Three years is the ideal planning horizon for Illinois business owners preparing for a sale. It is long enough to make meaningful operational improvements, create three years of strong financial history, and resolve most known issues — while still being close enough to stay motivated and focused on the goal.
Year One: Foundation
Spend the first year on internal work: clean up financials, document key processes, identify and begin reducing owner dependencies, and hire or develop a management team member. Conduct an honest valuation to establish your baseline and identify the specific gaps between current value and your target. This is the diagnostic and setup year.

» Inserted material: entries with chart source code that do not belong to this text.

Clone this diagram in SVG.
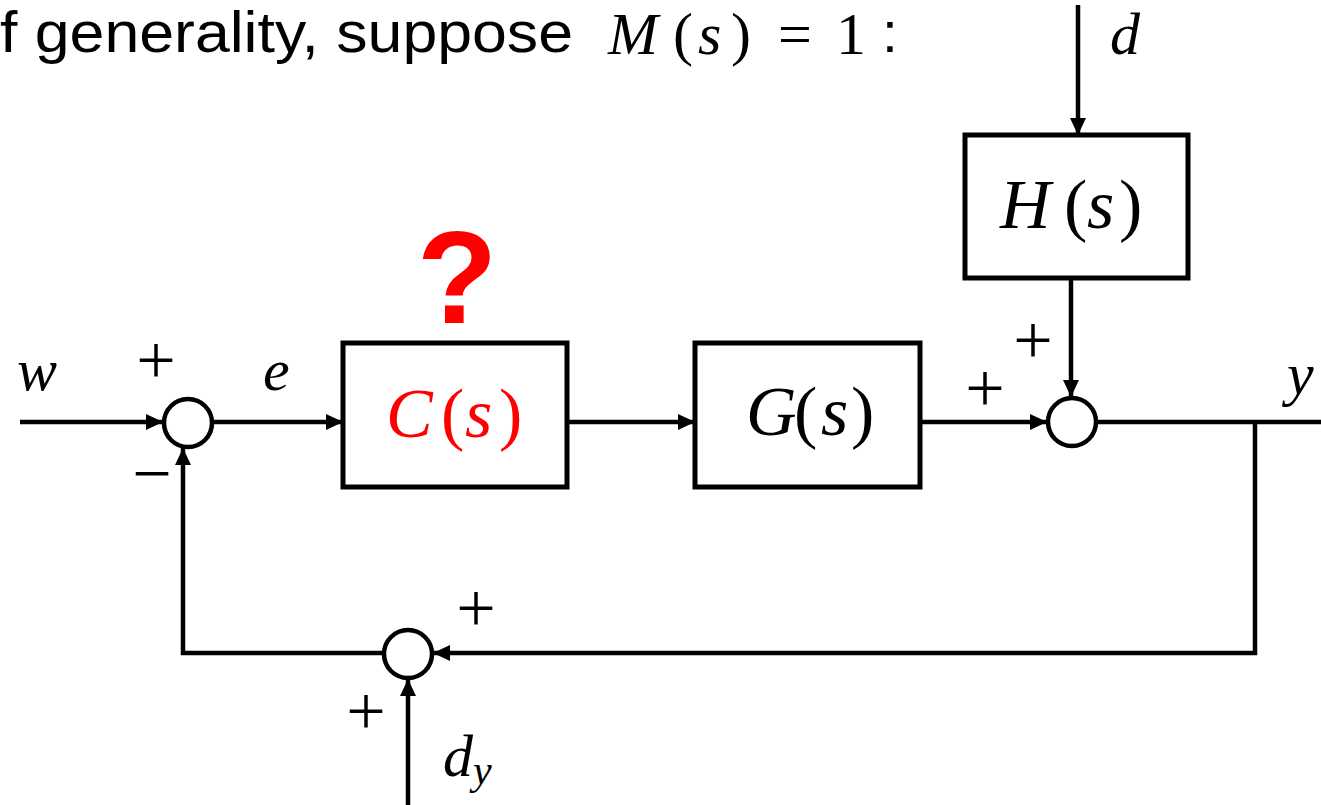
<svg xmlns="http://www.w3.org/2000/svg" width="1321" height="805" viewBox="0 0 1321 805">
<style>
.box{fill:#fff;stroke:#000;stroke-width:5}
.sum{fill:#fff;stroke:#000;stroke-width:4.5}
.ln{fill:none;stroke:#000;stroke-width:4.5}
.m{font-family:"Liberation Serif","DejaVu Serif",serif;font-style:italic;font-size:60px;fill:#000}
.bm{font-size:70px}
.mr{font-style:normal}
.sg{font-family:"Liberation Serif","DejaVu Serif",serif;font-size:70px;fill:#000}
.t{font-family:"Liberation Sans",Arial,sans-serif;font-size:57px;fill:#000}
</style>
<defs>
<marker id="ah" markerUnits="userSpaceOnUse" markerWidth="18" markerHeight="16" refX="17" refY="8" orient="auto">
<path d="M0,0 L17,8 L0,16 Z" fill="#000"/>
</marker>
</defs>
<g id="title">
<text class="t" x="0" y="52" textLength="573" lengthAdjust="spacingAndGlyphs">f generality, suppose</text>
<text class="m" y="54"><tspan x="608">M</tspan><tspan class="mr" x="673">(</tspan><tspan x="698">s</tspan><tspan class="mr" x="731">)</tspan><tspan class="mr" x="778">=</tspan><tspan class="mr" x="836">1</tspan></text>
<text class="t" x="882" y="52">:</text>
</g>
<g id="connectors">
<line class="ln" x1="20" y1="422" x2="163" y2="422" marker-end="url(#ah)"/>
<line class="ln" x1="213" y1="422" x2="343" y2="422" marker-end="url(#ah)"/>
<line class="ln" x1="567" y1="422" x2="695" y2="422" marker-end="url(#ah)"/>
<line class="ln" x1="920" y1="422" x2="1047" y2="422" marker-end="url(#ah)"/>
<line class="ln" x1="1078" y1="5" x2="1078" y2="135" marker-end="url(#ah)"/>
<line class="ln" x1="1071" y1="278" x2="1071" y2="397" marker-end="url(#ah)"/>
<line class="ln" x1="1097" y1="422" x2="1321" y2="422"/>
<polyline class="ln" points="1255,422 1255,653 433,653" marker-end="url(#ah)"/>
<polyline class="ln" points="383,653 183,653 183,448" marker-end="url(#ah)"/>
<line class="ln" x1="408" y1="805" x2="408" y2="679" marker-end="url(#ah)"/>
</g>
<g id="sum1"><circle class="sum" cx="188" cy="423" r="24"/></g>
<g id="sum2"><circle class="sum" cx="1072" cy="422" r="24"/></g>
<g id="sum3"><circle class="sum" cx="408" cy="654" r="24"/></g>
<g id="C">
<rect class="box" x="343" y="343" width="224" height="144"/>
<text class="m bm" y="437" style="fill:#f00"><tspan x="386">C</tspan><tspan class="mr" x="441">(</tspan><tspan x="465">s</tspan><tspan class="mr" x="499">)</tspan></text>
</g>
<g id="G">
<rect class="box" x="695" y="343" width="225" height="144"/>
<text class="m bm" y="435"><tspan x="746">G</tspan><tspan class="mr" x="794">(</tspan><tspan x="821">s</tspan><tspan class="mr" x="851">)</tspan></text>
</g>
<g id="H">
<rect class="box" x="965" y="135" width="223" height="143"/>
<text class="m bm" y="228"><tspan x="1000">H</tspan><tspan class="mr" x="1064">(</tspan><tspan x="1087">s</tspan><tspan class="mr" x="1119">)</tspan></text>
</g>
<g id="labels">
<text x="457" y="323" text-anchor="middle" font-family="Liberation Sans, Arial, sans-serif" font-weight="bold" font-size="132" fill="#f00">?</text>
<text class="m" x="17" y="390">w</text>
<text class="m" x="263" y="390">e</text>
<text class="m" x="1287" y="394">y</text>
<text class="m" x="1110" y="54">d</text>
<text class="m" x="443" y="776">d<tspan font-size="42" dy="8">y</tspan></text>
<text class="sg" x="156" y="384" text-anchor="middle">+</text>
<text class="sg" x="152" y="497" text-anchor="middle">−</text>
<text class="sg" x="985" y="412" text-anchor="middle">+</text>
<text class="sg" x="1033" y="364" text-anchor="middle">+</text>
<text class="sg" x="476" y="632" text-anchor="middle">+</text>
<text class="sg" x="366" y="735" text-anchor="middle">+</text>
</g>
</svg>
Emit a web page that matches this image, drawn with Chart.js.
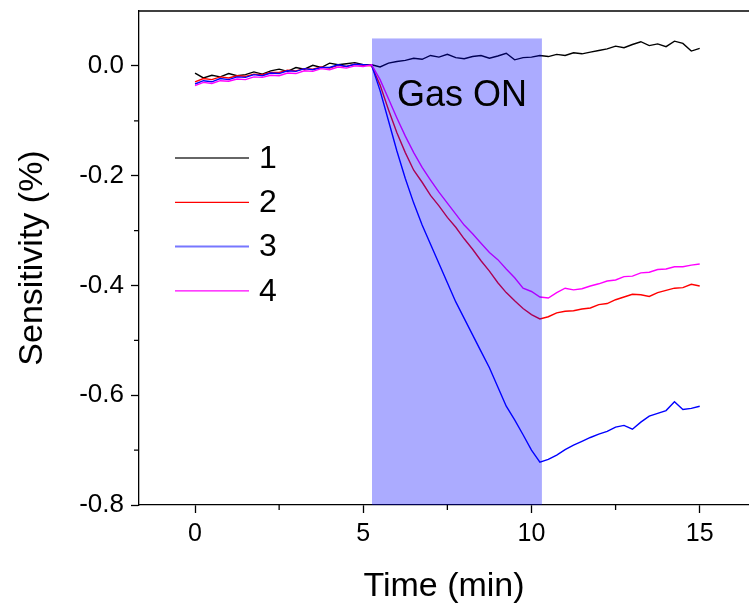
<!DOCTYPE html>
<html>
<head>
<meta charset="utf-8">
<script src="https://cdn.jsdelivr.net/npm/chart.js@4"></script>
<style>
  body { margin: 0; background: #fff; }
  #wrap { width: 749px; height: 612px; }
</style>
</head>
<body>
<div id="wrap"><canvas id="chart"></canvas></div>
<script>
var times = [0, 0.25, 0.5, 0.75, 1, 1.25, 1.5, 1.75, 2, 2.25, 2.5, 2.75, 3, 3.25, 3.5, 3.75, 4, 4.25, 4.5, 4.75,
  5, 5.25, 5.5, 5.75, 6, 6.25, 6.5, 6.75, 7, 7.25, 7.5, 7.75, 8, 8.25, 8.5, 8.75, 9, 9.25, 9.5, 9.75,
  10, 10.25, 10.5, 10.75, 11, 11.25, 11.5, 11.75, 12, 12.25, 12.5, 12.75, 13, 13.25, 13.5, 13.75, 14, 14.25, 14.5, 14.75, 15];

var seriesNames = ['1', '2', '3', '4'];

var s1 = [-0.013, -0.022, -0.017, -0.020, -0.014, -0.018, -0.016, -0.011, -0.015, -0.009, -0.006, -0.010, -0.003, -0.006, 0.001, -0.003, 0.005, 0.002, 0.004, 0.006, 0.002, 0.002,
  -0.002, 0.005, 0.008, 0.010, 0.014, 0.012, 0.019, 0.016, 0.021, 0.015, 0.013, 0.017, 0.019, 0.014, 0.018, 0.023, 0.011, 0.015, 0.016, 0.019,
  0.017, 0.021, 0.019, 0.024, 0.022, 0.025, 0.028, 0.031, 0.036, 0.033, 0.039, 0.044, 0.037, 0.040, 0.035, 0.045, 0.041, 0.027, 0.032];

var s2 = [-0.029, -0.023, -0.025, -0.020, -0.022, -0.018, -0.019, -0.015, -0.016, -0.012, -0.012, -0.008, -0.009, -0.005, -0.006, -0.002, -0.004, 0.001, -0.001, 0.003, 0.001, 0.000,
  -0.035, -0.080, -0.122, -0.158, -0.190, -0.212, -0.236, -0.255, -0.276, -0.294, -0.315, -0.334, -0.355, -0.374, -0.395, -0.413, -0.428, -0.442, -0.453, -0.461,
  -0.457, -0.450, -0.447, -0.446, -0.443, -0.441, -0.435, -0.433, -0.426, -0.421, -0.416, -0.417, -0.420, -0.413, -0.409, -0.405, -0.404, -0.398, -0.401];

var s3 = [-0.033, -0.027, -0.029, -0.023, -0.025, -0.020, -0.021, -0.016, -0.018, -0.013, -0.014, -0.009, -0.010, -0.005, -0.007, -0.003, -0.003, 0.002, -0.001, 0.003, 0.002, 0.001,
  -0.045, -0.100, -0.155, -0.205, -0.250, -0.290, -0.325, -0.360, -0.395, -0.430, -0.460, -0.490, -0.520, -0.550, -0.585, -0.620, -0.645, -0.672, -0.700, -0.722,
  -0.717, -0.709, -0.699, -0.691, -0.684, -0.677, -0.671, -0.666, -0.658, -0.655, -0.662, -0.649, -0.638, -0.633, -0.628, -0.612, -0.626, -0.624, -0.620];

var s4 = [-0.036, -0.030, -0.032, -0.027, -0.028, -0.024, -0.025, -0.020, -0.021, -0.017, -0.018, -0.013, -0.014, -0.009, -0.010, -0.005, -0.007, -0.002, -0.004, 0.000, -0.001, 0.002,
  -0.025, -0.060, -0.095, -0.128, -0.158, -0.185, -0.208, -0.230, -0.250, -0.270, -0.290, -0.306, -0.323, -0.340, -0.353, -0.370, -0.386, -0.405, -0.411, -0.421,
  -0.423, -0.413, -0.405, -0.408, -0.406, -0.401, -0.397, -0.392, -0.390, -0.384, -0.383, -0.377, -0.376, -0.371, -0.370, -0.366, -0.366, -0.363, -0.361];

var xTicks = [0, 5, 10, 15];
var xMinor = [2.5, 7.5, 12.5];
var yTicks = [-0.8, -0.6, -0.4, -0.2, 0.0];
var yMinor = [-0.7, -0.5, -0.3, -0.1];
var gasOn = [5.26, 10.31];
var gasTop = 0.05;

var colors = ['#000000', '#ff0000', '#0000ff', '#ff00ff'];
var legendColors = ['#333333', '#ff0000', '#7777ff', '#ff00ff'];
var font = 'Liberation Sans, Arial, sans-serif';

function pts(vals) {
  return vals.map(function (v, i) { return { x: times[i], y: v }; });
}

var extras = {
  id: 'extras',
  afterDatasetsDraw: function (chart) {
    var c = chart.ctx, a = chart.chartArea;
    var xs = chart.scales.x, ys = chart.scales.y;
    c.save();
    // shaded gas-on window, drawn over the traces
    var x0 = xs.getPixelForValue(gasOn[0]), x1 = xs.getPixelForValue(gasOn[1]);
    var y0 = ys.getPixelForValue(gasTop), y1 = ys.getPixelForValue(-0.8);
    c.fillStyle = 'rgba(0,0,255,0.33)';
    c.fillRect(x0, y0, x1 - x0, y1 - y0);
    c.fillStyle = '#000';
    c.font = '36px ' + font;
    c.textAlign = 'center';
    c.textBaseline = 'middle';
    c.fillText('Gas ON', (x0 + x1) / 2 + 5, y0 + 58);

    // top frame line
    c.strokeStyle = '#000';
    c.lineWidth = 1.3;
    c.beginPath();
    c.moveTo(a.left, a.top);
    c.lineTo(a.right, a.top);
    c.stroke();

    // minor ticks
    c.beginPath();
    xMinor.forEach(function (v) {
      var p = xs.getPixelForValue(v);
      c.moveTo(p, a.bottom);
      c.lineTo(p, a.bottom + 5);
    });
    yMinor.forEach(function (v) {
      var p = ys.getPixelForValue(v);
      c.moveTo(a.left, p);
      c.lineTo(a.left - 5, p);
    });
    c.stroke();

    // legend
    c.font = '32px ' + font;
    c.textAlign = 'left';
    c.textBaseline = 'middle';
    chart.data.datasets.forEach(function (ds, i) {
      var ly = a.top + 147 + i * 44.3;
      c.strokeStyle = legendColors[i];
      c.lineWidth = i === 2 ? 2 : 1.3;
      c.beginPath();
      c.moveTo(a.left + 36, ly);
      c.lineTo(a.left + 110, ly);
      c.stroke();
      c.fillStyle = '#000';
      c.fillText(ds.label, a.left + 120, ly + 1);
    });
    c.restore();
  }
};

var ctx = document.getElementById('chart').getContext('2d');
var myChart = new Chart(ctx, {
  type: 'line',
  data: {
    datasets: [
      { label: seriesNames[0], data: pts(s1), borderColor: colors[0], order: 4 },
      { label: seriesNames[1], data: pts(s2), borderColor: colors[1], order: 3 },
      { label: seriesNames[2], data: pts(s3), borderColor: colors[2], order: 2 },
      { label: seriesNames[3], data: pts(s4), borderColor: colors[3], order: 1 }
    ]
  },
  options: {
    responsive: true,
    maintainAspectRatio: false,
    animation: false,
    elements: {
      point: { radius: 0 },
      line: { borderWidth: 1.4, tension: 0 }
    },
    layout: { padding: { top: 11, right: 0, left: 0, bottom: 0 } },
    plugins: { legend: { display: false }, tooltip: { enabled: false } },
    scales: {
      x: {
        type: 'linear',
        min: -1.665,
        max: 16.465,
        afterBuildTicks: function (s) { s.ticks = xTicks.map(function (v) { return { value: v }; }); },
        afterFit: function (s) { s.height = 107; s.paddingLeft = 0; s.paddingRight = 0; },
        border: { color: '#000', width: 1.3 },
        grid: { drawOnChartArea: false, color: '#000', tickLength: 8, tickWidth: 1.3 },
        ticks: { color: '#000', font: { family: font, size: 25 }, padding: 6, maxRotation: 0 },
        title: { display: true, text: 'Time (min)', color: '#000', font: { family: font, size: 34 }, padding: { top: 0, bottom: 5 } }
      },
      y: {
        min: -0.8,
        max: 0.1,
        afterBuildTicks: function (s) { s.ticks = yTicks.map(function (v) { return { value: v }; }); },
        afterFit: function (s) { s.width = 139; s.paddingTop = 0; s.paddingBottom = 0; },
        border: { color: '#000', width: 1.3 },
        grid: { drawOnChartArea: false, color: '#000', tickLength: 8, tickWidth: 1.3 },
        ticks: {
          color: '#000', font: { family: font, size: 26 }, padding: 7,
          callback: function (v) { return v.toFixed(1); }
        },
        title: { display: true, text: 'Sensitivity (%)', color: '#000', font: { family: font, size: 34 }, padding: { top: 12, bottom: 0 } }
      }
    }
  },
  plugins: [extras]
});
</script>
</body>
</html>
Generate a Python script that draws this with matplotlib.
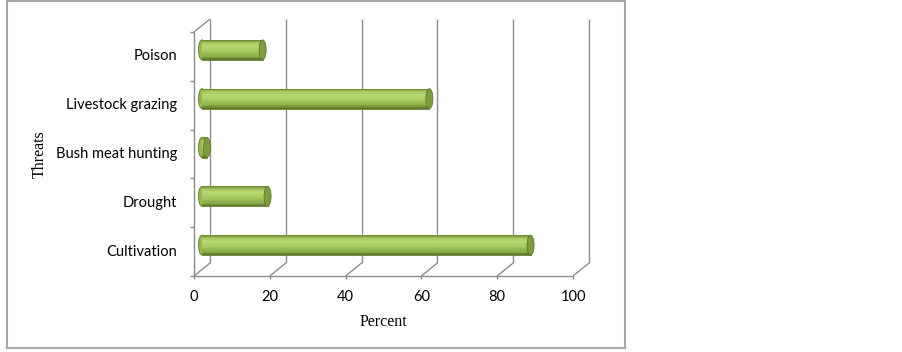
import matplotlib.pyplot as plt
from matplotlib.patches import Ellipse, Rectangle
from matplotlib.colors import LinearSegmentedColormap

# Data
threats = ['Cultivation', 'Drought', 'Bush meat hunting', 'Livestock grazing', 'Poison']
percent = [86.7, 17.3, 1.3, 60.0, 16.0]
xticks = [0, 20, 40, 60, 80, 100]

W, H = 903, 352
fig = plt.figure(figsize=(W / 100, H / 100), dpi=100)
ax = fig.add_axes([194 / W, (H - 276) / H, (573 - 194) / W, 244 / H])
ax.set_xlim(0, 100)
ax.set_ylim(-0.5, len(threats) - 0.5)
ax.axis('off')

# pixel -> data unit helpers (3D depth offsets of the Excel style chart)
px = 100 / 379
py = len(threats) / 244
dx, dy = 16 * px, 13 * py
y0, y1 = -0.5, len(threats) - 0.5
grid = '#8c8c8c'
kw = dict(color=grid, lw=1, clip_on=False, solid_capstyle='butt')

# back wall gridlines, floor diagonals and ticks
for v in xticks:
    ax.plot([v + dx, v + dx], [y0 + dy, y1 + dy], **kw)
    ax.plot([v, v + dx], [y0, y0 + dy], **kw)
    ax.plot([v, v], [y0, y0 - 3 * py], **kw)
    ax.text(v, y0 - 21 * py, str(v), ha='center', va='center',
            fontsize=10.5, family='Lato')

# front floor / left wall edges
ax.plot([0, 100], [y0, y0], **kw)
ax.plot([0, 0], [y0, y1], **kw)
ax.plot([0, dx], [y1, y1 + dy], **kw)
for i in range(len(threats) + 1):
    ax.plot([-4 * px, 0], [y0 + i, y0 + i], **kw)

# cylinders
cyl = LinearSegmentedColormap.from_list('cyl', [
    (0.0, '#5c7728'), (0.15, '#88ac47'), (0.45, '#a8cc60'),
    (0.7, '#b6d872'), (0.88, '#a4c55c'), (1.0, '#718e36')])
h = 0.41
n = 24
x0 = 8 * px
for i, v in enumerate(percent):
    yc = i + 6.5 * py
    ax.add_patch(Ellipse((x0, yc), 7 * px, h, facecolor='#94b84f',
                         edgecolor='#5f7a2a', lw=0.6, zorder=2, clip_on=False))
    for k in range(n):
        ax.barh(yc - h / 2 + (k + 0.5) * h / n, v, height=h / n, left=x0,
                color=cyl(k / (n - 1)), lw=0, zorder=3, clip_on=False)
    ax.plot([x0, x0 + v], [yc - h / 2, yc - h / 2], color='#5f7a2a', lw=0.6, zorder=3)
    ax.add_patch(Ellipse((x0 + v, yc), 7 * px, h, facecolor='#7e9c3f',
                         edgecolor='#5f7a2a', lw=0.6, zorder=4, clip_on=False))

# labels
for i, name in enumerate(threats):
    ax.text(-17 * px, i, name, ha='right', va='center', fontsize=10.5, family='Lato')
ax.text((383 - 194) * px, y0 - 46 * py, 'Percent', ha='center', va='center',
        fontsize=11.5, family='Liberation Serif')
ax.text((40 - 194) * px, (len(threats) - 1) / 2, 'Threats', ha='center', va='center',
        rotation=90, fontsize=11.5, family='Liberation Serif')

# chart frame
fig.add_artist(Rectangle((7 / W, (H - 348) / H), (625 - 7) / W, (348 - 1) / H,
                         transform=fig.transFigure, fill=False,
                         edgecolor='#a6a6a6', lw=1.5))

fig.savefig('out.png', dpi=100)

Year Two: Growth and Systems
Year two focuses on demonstrating growth. Revenue that is growing year-over-year tells buyers a compelling story about momentum. Build out recurring revenue programs (service agreements, retainers, subscription offerings). Implement documented operational systems. Begin transitioning customer relationships to staff. This year creates the financial trend line that will be visible to buyers when you go to market.
Year Three: Optimization and Marketing
With strong financials for years one and two established, year three focuses on optimization: resolving any known lease issues, ensuring equipment is in good condition, managing overhead efficiently to maximize margins, and working with your broker to begin the pre-market process. By the time you list, you should have a business that tells a clear, compelling, and financially supported value story.
The difference between a business sold at the end of a 3-year exit plan versus a reactive sale can easily be $500,000–$1,000,000 in additional proceeds on a $2M business. The ROI on exit planning is one of the highest returns available to any Illinois business owner.